Inaya Rakhmani said...

@Finally Woken:

The million dollar question, ' I never understand, what's so important it can't wait until we finish a plate of noodle?'

I think it's related to the culture of courtesy (a.k.a not being able to say no or ngga enak kalau ngga datang). Arisan, tahlilan, 40 harian, and the likes. These patterns emerged again in social media...

Aaaand you have typing away in a BBM group not unlike chatting during an arisan.
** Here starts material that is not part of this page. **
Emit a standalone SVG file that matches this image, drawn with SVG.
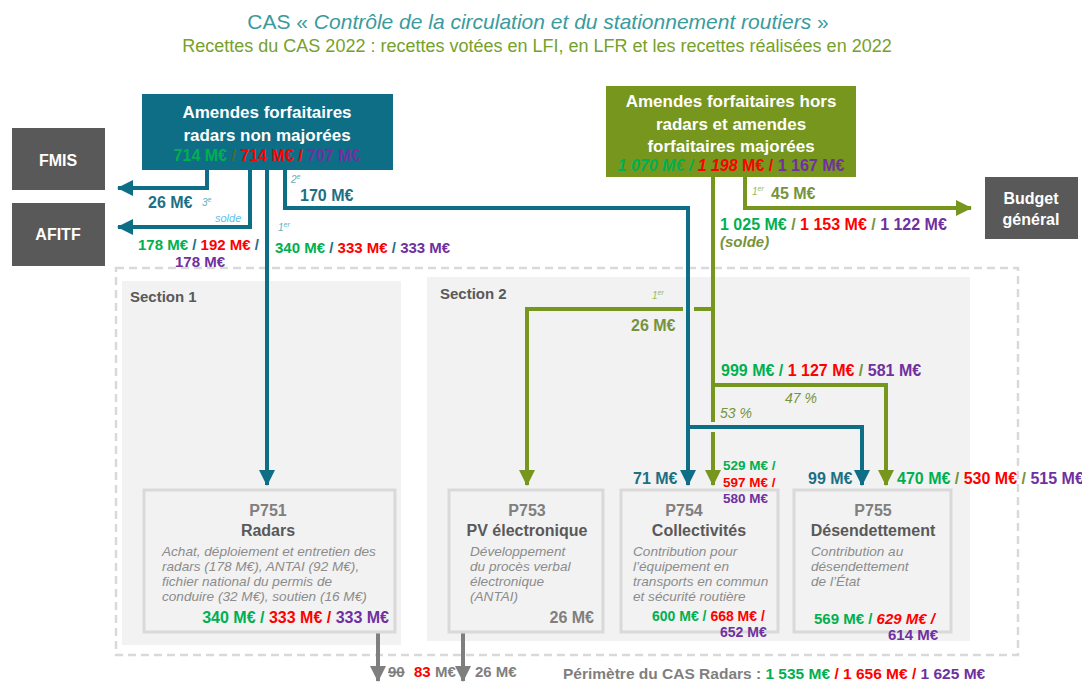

We all have to be part of something?

risti said...

write more ina, write more!!!

Unknown said...

beautifully written and a very observant article.

really appreciate what you had been through for this fancy wrote.

me for example had sealed off almost all my social media stuff knowing that there isn't really a bulky urge to be that "social".

im 22 and as an indonesian who once spent some of my early days lived abroad this has been bothering me when people in my age asked me whether i have facebook, twitter, instagram, path etc. talking about being "social" these days.

having hundreds friends even thousand, bunch of followers, and so on still looking a fresh common things to know. there's this one time i had to knew the feeling of being a standout just because i don't appeared had one of these stuff. i was like "do you really consider that it is really are a big issue? having one of these?"

i was like these people are living but they weren't really there. seems like they're just failing what the modern civilization should really looks. even a small matters can evolve into an appalling incident.

people should learn to greet their life in proper way. not to pretend to be someone else.

i may beg your pardon for airing such a very personal thoughts. i just happen to put things this way. your articles encourage me to do it. that does.